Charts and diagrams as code
— start —

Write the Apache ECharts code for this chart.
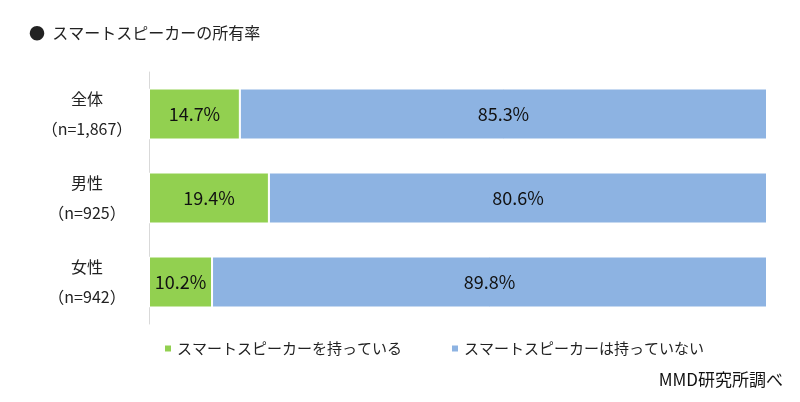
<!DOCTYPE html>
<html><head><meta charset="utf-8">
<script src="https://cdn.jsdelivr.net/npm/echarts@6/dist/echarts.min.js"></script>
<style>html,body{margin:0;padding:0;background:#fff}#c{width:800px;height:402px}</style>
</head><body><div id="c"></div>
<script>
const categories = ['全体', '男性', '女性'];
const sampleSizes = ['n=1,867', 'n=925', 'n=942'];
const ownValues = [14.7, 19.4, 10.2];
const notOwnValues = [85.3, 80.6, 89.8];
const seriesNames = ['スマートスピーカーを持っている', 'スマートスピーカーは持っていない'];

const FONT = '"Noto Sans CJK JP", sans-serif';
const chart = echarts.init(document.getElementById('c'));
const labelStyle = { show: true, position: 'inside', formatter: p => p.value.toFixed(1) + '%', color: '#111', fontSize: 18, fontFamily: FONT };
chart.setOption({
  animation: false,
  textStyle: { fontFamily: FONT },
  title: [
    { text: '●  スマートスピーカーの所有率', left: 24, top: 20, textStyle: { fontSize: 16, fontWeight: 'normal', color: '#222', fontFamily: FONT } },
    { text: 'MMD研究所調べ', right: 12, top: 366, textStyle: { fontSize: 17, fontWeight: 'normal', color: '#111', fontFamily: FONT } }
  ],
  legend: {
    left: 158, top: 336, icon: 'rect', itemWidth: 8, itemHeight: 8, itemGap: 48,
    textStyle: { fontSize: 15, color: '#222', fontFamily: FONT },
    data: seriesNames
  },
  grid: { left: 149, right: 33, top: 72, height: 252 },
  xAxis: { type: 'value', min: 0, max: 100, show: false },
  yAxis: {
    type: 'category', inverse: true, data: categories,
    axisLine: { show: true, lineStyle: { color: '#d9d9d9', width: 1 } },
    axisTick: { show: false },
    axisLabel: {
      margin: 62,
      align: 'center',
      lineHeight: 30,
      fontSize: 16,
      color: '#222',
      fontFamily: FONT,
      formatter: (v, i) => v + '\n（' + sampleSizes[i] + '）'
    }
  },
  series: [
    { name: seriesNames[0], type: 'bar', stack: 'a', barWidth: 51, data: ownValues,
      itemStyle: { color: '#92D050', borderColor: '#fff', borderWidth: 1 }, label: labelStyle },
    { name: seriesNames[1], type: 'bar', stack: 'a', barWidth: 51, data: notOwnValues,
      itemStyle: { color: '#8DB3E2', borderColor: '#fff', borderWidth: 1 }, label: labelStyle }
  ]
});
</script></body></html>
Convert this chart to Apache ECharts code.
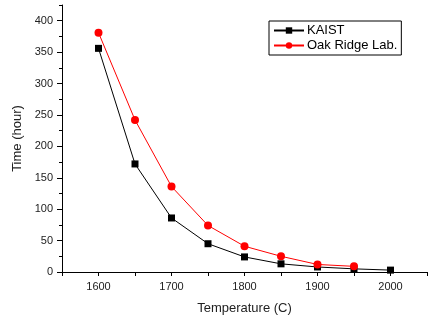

— end —

• [Task description]: Copy out the entries verbatim and leave the images out.

• [Answer to the exercise]:
Write the Apache ECharts code for this chart.
<!DOCTYPE html>
<html><head><meta charset="utf-8">
<script src="https://cdn.jsdelivr.net/npm/echarts@6/dist/echarts.min.js"></script>
<style>html,body{margin:0;padding:0;background:#fff}#c{width:800px;height:402px}</style>
</head><body><div id="c"></div>
<script>
const categories = ['全体', '男性', '女性'];
const sampleSizes = ['n=1,867', 'n=925', 'n=942'];
const ownValues = [14.7, 19.4, 10.2];
const notOwnValues = [85.3, 80.6, 89.8];
const seriesNames = ['スマートスピーカーを持っている', 'スマートスピーカーは持っていない'];

const FONT = '"Noto Sans CJK JP", sans-serif';
const chart = echarts.init(document.getElementById('c'));
const labelStyle = { show: true, position: 'inside', formatter: p => p.value.toFixed(1) + '%', color: '#111', fontSize: 18, fontFamily: FONT };
chart.setOption({
  animation: false,
  textStyle: { fontFamily: FONT },
  title: [
    { text: '●  スマートスピーカーの所有率', left: 24, top: 20, textStyle: { fontSize: 16, fontWeight: 'normal', color: '#222', fontFamily: FONT } },
    { text: 'MMD研究所調べ', right: 12, top: 366, textStyle: { fontSize: 17, fontWeight: 'normal', color: '#111', fontFamily: FONT } }
  ],
  legend: {
    left: 158, top: 336, icon: 'rect', itemWidth: 8, itemHeight: 8, itemGap: 48,
    textStyle: { fontSize: 15, color: '#222', fontFamily: FONT },
    data: seriesNames
  },
  grid: { left: 149, right: 33, top: 72, height: 252 },
  xAxis: { type: 'value', min: 0, max: 100, show: false },
  yAxis: {
    type: 'category', inverse: true, data: categories,
    axisLine: { show: true, lineStyle: { color: '#d9d9d9', width: 1 } },
    axisTick: { show: false },
    axisLabel: {
      margin: 62,
      align: 'center',
      lineHeight: 30,
      fontSize: 16,
      color: '#222',
      fontFamily: FONT,
      formatter: (v, i) => v + '\n（' + sampleSizes[i] + '）'
    }
  },
  series: [
    { name: seriesNames[0], type: 'bar', stack: 'a', barWidth: 51, data: ownValues,
      itemStyle: { color: '#92D050', borderColor: '#fff', borderWidth: 1 }, label: labelStyle },
    { name: seriesNames[1], type: 'bar', stack: 'a', barWidth: 51, data: notOwnValues,
      itemStyle: { color: '#8DB3E2', borderColor: '#fff', borderWidth: 1 }, label: labelStyle }
  ]
});
</script></body></html>
Convert this chart to Apache ECharts code.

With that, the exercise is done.